_ Angelita todavía no volvió.
_ ¿Qué pasó con la nena?
_ Yo la vi acá a dos cuadras, cuando volvía – dijo el novio de la hermana mayor- venía por la Plaza Isabel La Católica.
Preguntas, miradas, silencio.
Impaciencia, nerviosismo, búsqueda.
Los vecinos de aquel barrio de Tres Arroyos se arremolinan en la casa ese 10 de marzo de 1928. Eran inmigrantes italianos que habían llegado para hacer la América. Vestidos largos y oscuros, pañuelos en la cabeza; hombres curtidos por el trabajo del campo.
En silencio comparten la desesperación de Elisa y Francisco quienes a las 4 y media de la tarde comprueban que su hija de 11 años no ha regresado del mandado. Debía entregar el paquete de costura en la tienda Blanco y Negro y no ha regresado.
La niña desapareció sin que nadie pudiera dar una pista, un indicio sobre su paradero. Fueron días de angustia, de sinrazón, de preguntas sin respuestas, de vecinos solidarios que extendieron su mano tanto para cuidar a los cinco niños pequeños como para amamantar a la beba recién nacida.
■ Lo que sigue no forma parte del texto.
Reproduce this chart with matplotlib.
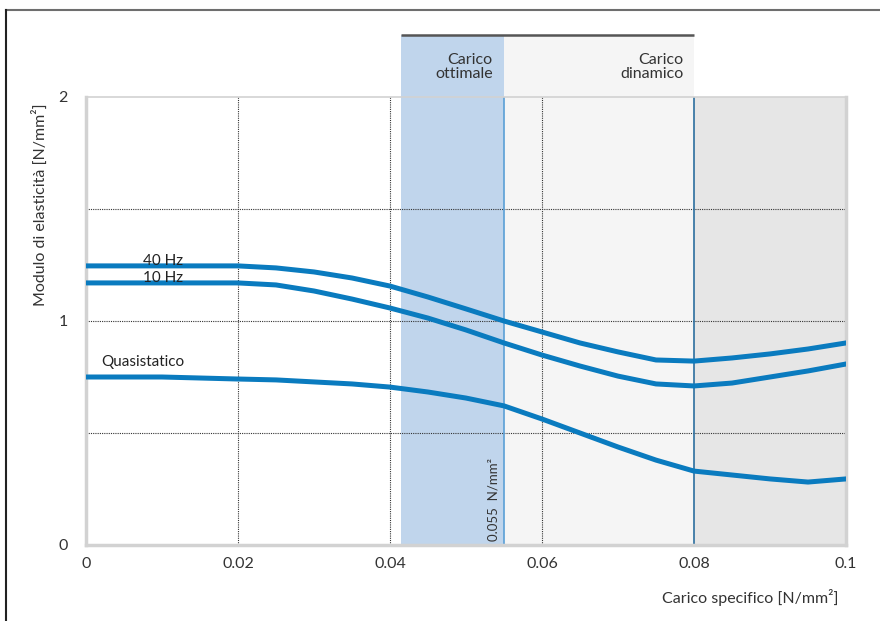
import matplotlib.pyplot as plt
from matplotlib.lines import Line2D

plt.rcParams['font.family'] = ['Lato', 'DejaVu Sans']

# load [N/mm2]
carico = [0, 0.01, 0.02, 0.025, 0.03, 0.035, 0.04, 0.045, 0.05, 0.055,
          0.06, 0.065, 0.07, 0.075, 0.08, 0.085, 0.09, 0.095, 0.1]

# elastic modulus [N/mm2]
hz40 = [1.246, 1.246, 1.246, 1.237, 1.219, 1.192, 1.156, 1.107, 1.054, 1.0,
        0.951, 0.902, 0.862, 0.826, 0.821, 0.835, 0.853, 0.875, 0.902]
hz10 = [1.170, 1.170, 1.170, 1.161, 1.134, 1.098, 1.058, 1.013, 0.960, 0.902,
        0.848, 0.799, 0.754, 0.719, 0.710, 0.723, 0.750, 0.777, 0.808]
quasi = [0.750, 0.750, 0.741, 0.737, 0.728, 0.719, 0.705, 0.683, 0.656, 0.621,
         0.5625, 0.500, 0.4375, 0.379, 0.330, 0.3125, 0.295, 0.281, 0.295]

ottimale = (0.0415, 0.055)
dinamico = (0.055, 0.08)

blue = '#0a7bbf'

fig = plt.figure(figsize=(8.8, 6.21), dpi=100)
ax = fig.add_axes([86/880, 76/621, 760/880, 448/621])

# frame of the page
fig.add_artist(Line2D([6/880, 1], [1 - 10/621, 1 - 10/621], color='#6e6e6e', lw=1.5))
fig.add_artist(Line2D([6/880, 6/880], [0, 1 - 10/621], color='#222222', lw=1.5))

# background zones
top = (545 - 35) / 448
ax.axvspan(ottimale[0], ottimale[1], ymin=0, ymax=top, color='#c0d5ec', lw=0, clip_on=False, zorder=0)
ax.axvspan(dinamico[0], dinamico[1], ymin=0, ymax=top, color='#f5f5f5', lw=0, clip_on=False, zorder=0)
ax.axvspan(dinamico[1], 0.1, color='#e6e6e6', lw=0, zorder=0)
ax.plot([ottimale[0], dinamico[1]], [2 * top, 2 * top], color='#555555', lw=1.8, clip_on=False,
        solid_capstyle='butt')

ax.text(0.0535, 2.134, 'Carico\nottimale', ha='right', va='center', fontsize=11.5,
        color='#333333', linespacing=0.95)
ax.text(0.0786, 2.134, 'Carico\ndinamico', ha='right', va='center', fontsize=11.5,
        color='#333333', linespacing=0.95)

# grid
for gx in [0.02, 0.04, 0.06]:
    ax.axvline(gx, color='#333333', lw=0.8, ls=(0, (1, 1)), zorder=1)
for gy in [0.5, 1.0, 1.5]:
    ax.axhline(gy, color='#333333', lw=0.8, ls=(0, (1, 1)), zorder=1)
ax.axvline(0.055, color='#5a9fd6', lw=1.2, zorder=1)
ax.axvline(0.08, color='#2c6f9f', lw=1.2, zorder=1)

# curves
ax.plot(carico, hz40, color=blue, lw=3.6, zorder=3)
ax.plot(carico, hz10, color=blue, lw=3.6, zorder=3)
ax.plot(carico, quasi, color=blue, lw=3.6, zorder=3)

ax.text(0.0128, 1.27, '40 Hz', ha='right', va='center', fontsize=11, color='#222222')
ax.text(0.0128, 1.19, '10 Hz', ha='right', va='center', fontsize=11, color='#222222')
ax.text(0.002, 0.816, 'Quasistatico', ha='left', va='center', fontsize=11, color='#222222')
ax.text(0.0536, 0.02, '0.055  N/mm²', rotation=90, ha='center', va='bottom', fontsize=9.5,
        color='#333333')

ax.set_xlim(0, 0.1)
ax.set_ylim(0, 2)
ax.set_xticks([0, 0.02, 0.04, 0.06, 0.08, 0.1])
ax.set_xticklabels(['0', '0.02', '0.04', '0.06', '0.08', '0.1'])
ax.set_yticks([0, 1, 2])
ax.set_yticklabels(['0', '1', '2'])
ax.tick_params(length=0, labelsize=11.5, colors='#333333')
ax.tick_params(axis='x', pad=9)
ax.tick_params(axis='y', pad=13)
for s in ax.spines.values():
    s.set_color('#d2d2d2')
    s.set_linewidth(2.5)
ax.spines['top'].set_linewidth(1.2)

ax.set_facecolor('white')
fig.text(838/880, 1 - 597/621, 'Carico specifico [N/mm²]', ha='right', va='center',
         fontsize=11.5, color='#333333')
fig.text(40/880, 1 - 205/621, 'Modulo di elasticità [N/mm²]', rotation=90, ha='center',
         va='center', fontsize=11.5, color='#333333')

fig.savefig('out.png', dpi=100)
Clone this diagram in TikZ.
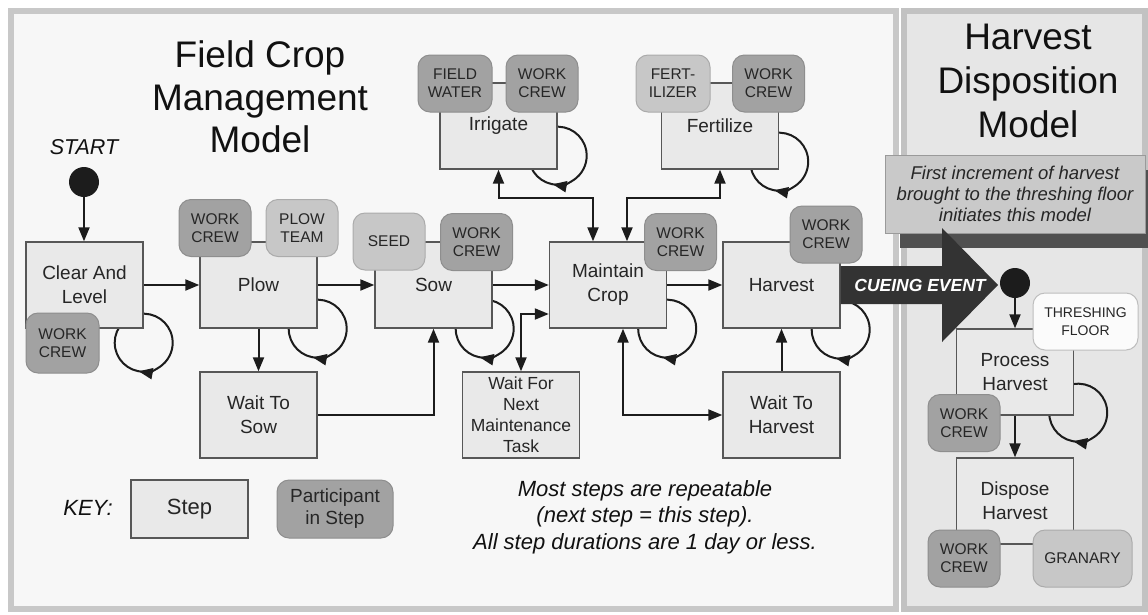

Fue un mazazo para la pareja. Elisa, en el puerperio, perdió la razón y en su delirio, todos los días dejaba su casa para recorrer la ciudad para captar voces, desentrañar pistas buscando a su hija. Francisco abría puertas junto a un grupo de hombres, hurgaba en las casas vecinas (se había perdido a sólo dos cuadras) sin orden de allanamiento sólo con la guapeza de un padre desesperado.
La policía siguió la búsqueda. Pistas falsas, anónimos, extorsión a cambio de noticias, adivinos, parasicólogos todo era válido para encontrarla. Entre mocos, risas, llantos y remiendos fueron pasando los años. Una mañana, Francisco ensilló el caballo y subió al carro para traer el sustento. El chirriar de las ruedas tapaba los sollozos de la impotencia mientras en cada vaivén se le aparecían nítidas escenas familiares. Angelita lo miraba como reclamando protección.
Cuando la vida les hizo recuperar el entusiasmo por las cosas simples, por los huecos de la angustia comenzaron a brotar las sonrisas. Los niños le pusieron llave a la memoria para prolongar los momentos de alegría. Ya los golpes impotentes de puño en las paredes y las miradas perdidas iban quedando atrás. Cada marzo avivaba el fuego de la memoria y apagaba las esperanzas. Todos los días había momentos de llanto a escondidas y visiones de un pasado que se visualizaba en la oscuridad o en el recorrido lento de las lágrimas.
Yeye, la niña de un mes que hoy tiene 86 años, abre el candado de la memoria familiar para hacer oír en su voz tantas otras voces silenciadas.
Mi tía con sus recuerdos revive el relato que, de niña, yo, pedía que volvieran a contar; no sé si porque parecía prohibida en el seno familiar o por desentrañar la intriga. Hoy sé que la escritura puede ser el cauce para unir los fragmentos y reconstruir la historia vedada y silenciada durante tantos años.